■ Short exercise:
Emit a verbatim copy of the lines below from the line with "Rebuild this chart" through the line with "plt.rcParams['font.family'] = ['Liberation", excluding pictures and everything outside that range.

═══ Given data ═══

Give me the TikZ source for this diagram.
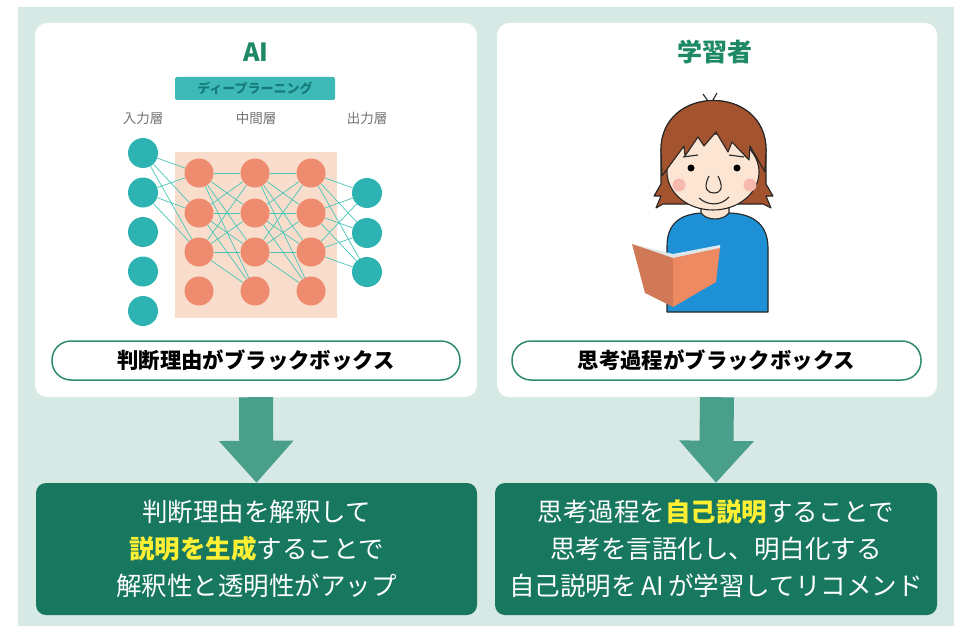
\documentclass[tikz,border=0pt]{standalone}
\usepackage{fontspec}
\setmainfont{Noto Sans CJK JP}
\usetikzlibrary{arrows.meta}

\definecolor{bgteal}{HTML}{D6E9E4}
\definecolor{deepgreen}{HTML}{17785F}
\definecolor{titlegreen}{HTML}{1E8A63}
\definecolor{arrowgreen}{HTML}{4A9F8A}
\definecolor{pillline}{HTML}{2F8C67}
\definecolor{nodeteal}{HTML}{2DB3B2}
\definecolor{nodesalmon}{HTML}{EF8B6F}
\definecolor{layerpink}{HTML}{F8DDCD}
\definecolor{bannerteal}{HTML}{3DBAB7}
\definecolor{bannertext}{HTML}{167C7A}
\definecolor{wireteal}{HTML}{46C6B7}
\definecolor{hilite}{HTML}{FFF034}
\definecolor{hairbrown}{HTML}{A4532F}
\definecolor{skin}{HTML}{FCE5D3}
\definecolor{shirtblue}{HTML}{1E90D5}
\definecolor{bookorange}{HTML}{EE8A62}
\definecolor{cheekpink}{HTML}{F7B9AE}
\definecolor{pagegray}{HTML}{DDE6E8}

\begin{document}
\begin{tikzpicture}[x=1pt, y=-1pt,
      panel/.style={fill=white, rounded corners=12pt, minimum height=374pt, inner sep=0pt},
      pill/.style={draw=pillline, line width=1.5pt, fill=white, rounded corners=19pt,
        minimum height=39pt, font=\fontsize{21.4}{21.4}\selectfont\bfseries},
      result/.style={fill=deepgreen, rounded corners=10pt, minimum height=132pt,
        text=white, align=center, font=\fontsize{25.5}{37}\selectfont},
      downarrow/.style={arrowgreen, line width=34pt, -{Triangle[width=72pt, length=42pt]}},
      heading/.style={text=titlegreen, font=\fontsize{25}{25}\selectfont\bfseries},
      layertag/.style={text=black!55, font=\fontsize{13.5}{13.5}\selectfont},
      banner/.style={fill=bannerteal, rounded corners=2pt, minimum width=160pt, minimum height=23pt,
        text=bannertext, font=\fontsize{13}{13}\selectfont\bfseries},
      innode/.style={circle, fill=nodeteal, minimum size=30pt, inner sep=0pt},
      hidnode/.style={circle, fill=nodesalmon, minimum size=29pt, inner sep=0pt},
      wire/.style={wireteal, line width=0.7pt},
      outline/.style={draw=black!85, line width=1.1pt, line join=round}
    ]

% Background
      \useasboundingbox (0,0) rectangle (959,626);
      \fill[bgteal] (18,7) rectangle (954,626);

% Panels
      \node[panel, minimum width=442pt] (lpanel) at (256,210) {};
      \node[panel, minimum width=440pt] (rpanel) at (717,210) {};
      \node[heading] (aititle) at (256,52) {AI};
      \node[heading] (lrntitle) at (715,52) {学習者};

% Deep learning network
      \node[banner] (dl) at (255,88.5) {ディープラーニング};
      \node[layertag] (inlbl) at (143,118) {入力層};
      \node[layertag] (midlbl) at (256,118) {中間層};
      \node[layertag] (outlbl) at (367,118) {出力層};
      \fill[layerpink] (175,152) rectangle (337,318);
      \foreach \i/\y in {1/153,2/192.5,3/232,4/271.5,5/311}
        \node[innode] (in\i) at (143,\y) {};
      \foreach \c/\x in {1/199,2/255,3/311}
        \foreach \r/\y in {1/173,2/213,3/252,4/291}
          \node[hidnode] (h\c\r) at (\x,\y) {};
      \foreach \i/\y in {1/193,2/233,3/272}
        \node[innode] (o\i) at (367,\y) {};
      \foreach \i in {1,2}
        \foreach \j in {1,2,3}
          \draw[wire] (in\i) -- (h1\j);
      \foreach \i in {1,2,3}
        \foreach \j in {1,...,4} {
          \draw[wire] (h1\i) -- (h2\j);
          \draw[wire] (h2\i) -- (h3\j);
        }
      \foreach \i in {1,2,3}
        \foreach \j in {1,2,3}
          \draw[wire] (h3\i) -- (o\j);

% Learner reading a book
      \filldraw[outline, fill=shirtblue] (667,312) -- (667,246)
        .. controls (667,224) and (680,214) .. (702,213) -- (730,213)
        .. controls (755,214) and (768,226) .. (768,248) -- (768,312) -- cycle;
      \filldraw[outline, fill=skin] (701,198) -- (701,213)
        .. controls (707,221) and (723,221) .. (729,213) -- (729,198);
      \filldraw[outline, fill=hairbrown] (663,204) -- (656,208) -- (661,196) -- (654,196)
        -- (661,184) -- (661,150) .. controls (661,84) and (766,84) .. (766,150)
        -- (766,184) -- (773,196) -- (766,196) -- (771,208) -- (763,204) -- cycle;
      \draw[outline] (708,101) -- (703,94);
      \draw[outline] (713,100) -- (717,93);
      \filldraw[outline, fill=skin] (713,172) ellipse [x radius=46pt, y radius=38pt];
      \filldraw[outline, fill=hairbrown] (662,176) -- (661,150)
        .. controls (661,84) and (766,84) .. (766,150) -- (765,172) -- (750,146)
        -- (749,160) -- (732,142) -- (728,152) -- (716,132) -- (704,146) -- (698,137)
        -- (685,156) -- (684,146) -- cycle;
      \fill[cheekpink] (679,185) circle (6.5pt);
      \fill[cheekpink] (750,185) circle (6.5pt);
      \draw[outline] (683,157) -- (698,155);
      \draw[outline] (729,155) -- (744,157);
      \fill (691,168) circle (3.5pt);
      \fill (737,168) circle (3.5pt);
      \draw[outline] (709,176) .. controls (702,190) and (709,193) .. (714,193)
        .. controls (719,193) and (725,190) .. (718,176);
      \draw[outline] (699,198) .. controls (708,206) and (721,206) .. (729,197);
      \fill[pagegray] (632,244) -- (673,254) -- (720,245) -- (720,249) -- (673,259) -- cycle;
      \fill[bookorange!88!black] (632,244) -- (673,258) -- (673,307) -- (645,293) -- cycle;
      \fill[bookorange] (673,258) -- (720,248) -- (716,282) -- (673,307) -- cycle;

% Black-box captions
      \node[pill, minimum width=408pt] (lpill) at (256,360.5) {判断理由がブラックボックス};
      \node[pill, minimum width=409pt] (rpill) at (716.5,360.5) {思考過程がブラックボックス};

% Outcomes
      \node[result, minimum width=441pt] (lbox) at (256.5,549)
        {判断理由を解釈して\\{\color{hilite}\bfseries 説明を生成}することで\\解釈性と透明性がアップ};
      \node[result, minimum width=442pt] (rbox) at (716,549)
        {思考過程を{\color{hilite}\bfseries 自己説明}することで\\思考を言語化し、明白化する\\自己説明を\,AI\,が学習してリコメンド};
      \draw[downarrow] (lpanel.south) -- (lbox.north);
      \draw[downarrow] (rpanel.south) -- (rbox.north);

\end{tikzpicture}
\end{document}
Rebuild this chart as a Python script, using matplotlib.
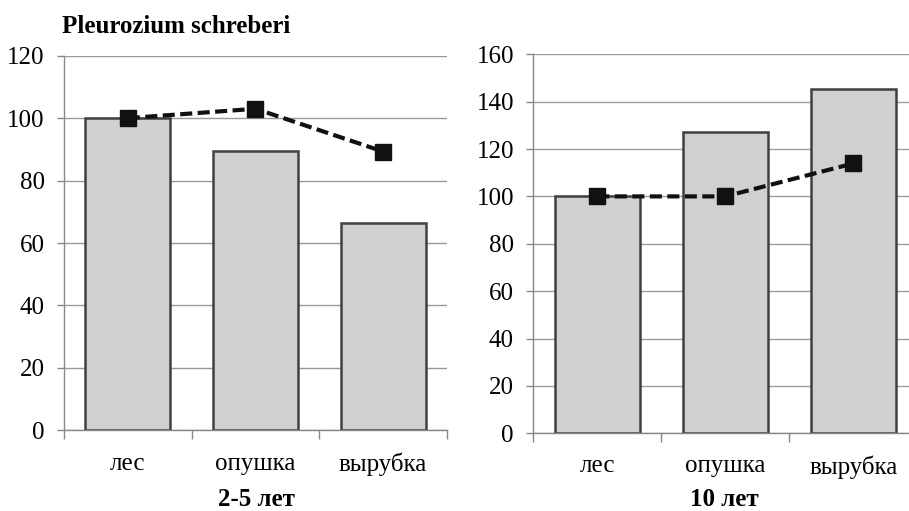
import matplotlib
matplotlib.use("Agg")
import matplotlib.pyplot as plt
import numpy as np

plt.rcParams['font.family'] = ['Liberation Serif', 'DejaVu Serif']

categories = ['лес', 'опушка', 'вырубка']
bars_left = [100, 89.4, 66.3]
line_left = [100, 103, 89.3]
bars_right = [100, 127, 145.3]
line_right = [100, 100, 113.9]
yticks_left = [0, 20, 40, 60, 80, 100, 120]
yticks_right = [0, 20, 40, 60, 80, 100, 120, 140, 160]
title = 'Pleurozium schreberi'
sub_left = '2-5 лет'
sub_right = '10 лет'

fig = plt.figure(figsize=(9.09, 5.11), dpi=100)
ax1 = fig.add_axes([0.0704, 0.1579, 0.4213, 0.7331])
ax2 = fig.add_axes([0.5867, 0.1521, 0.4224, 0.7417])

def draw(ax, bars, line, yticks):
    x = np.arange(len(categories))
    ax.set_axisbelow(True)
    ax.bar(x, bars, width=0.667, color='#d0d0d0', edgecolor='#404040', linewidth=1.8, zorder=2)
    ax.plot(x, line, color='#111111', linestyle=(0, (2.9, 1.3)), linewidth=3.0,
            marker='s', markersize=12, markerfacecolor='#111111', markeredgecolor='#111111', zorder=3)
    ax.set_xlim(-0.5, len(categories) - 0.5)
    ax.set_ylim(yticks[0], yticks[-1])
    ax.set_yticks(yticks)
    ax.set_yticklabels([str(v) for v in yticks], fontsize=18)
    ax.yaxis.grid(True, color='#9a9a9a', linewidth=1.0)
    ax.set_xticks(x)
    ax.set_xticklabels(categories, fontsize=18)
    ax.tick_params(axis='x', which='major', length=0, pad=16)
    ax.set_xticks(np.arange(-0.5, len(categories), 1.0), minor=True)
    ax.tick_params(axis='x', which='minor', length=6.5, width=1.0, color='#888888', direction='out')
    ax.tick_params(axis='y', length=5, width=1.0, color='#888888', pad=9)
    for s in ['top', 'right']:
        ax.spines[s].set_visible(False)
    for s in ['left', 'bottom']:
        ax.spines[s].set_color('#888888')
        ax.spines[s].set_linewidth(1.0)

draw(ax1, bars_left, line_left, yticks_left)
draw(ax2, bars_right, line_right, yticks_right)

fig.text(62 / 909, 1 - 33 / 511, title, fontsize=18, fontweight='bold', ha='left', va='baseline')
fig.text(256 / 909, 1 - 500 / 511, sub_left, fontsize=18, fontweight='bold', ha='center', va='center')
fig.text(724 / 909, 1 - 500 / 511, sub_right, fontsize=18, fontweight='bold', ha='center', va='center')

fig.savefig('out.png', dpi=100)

═══

■ Task solution:
Rebuild this chart as a Python script, using matplotlib.
import matplotlib
matplotlib.use("Agg")
import matplotlib.pyplot as plt
import numpy as np

plt.rcParams['font.family'] = ['Liberation Serif', 'DejaVu Serif']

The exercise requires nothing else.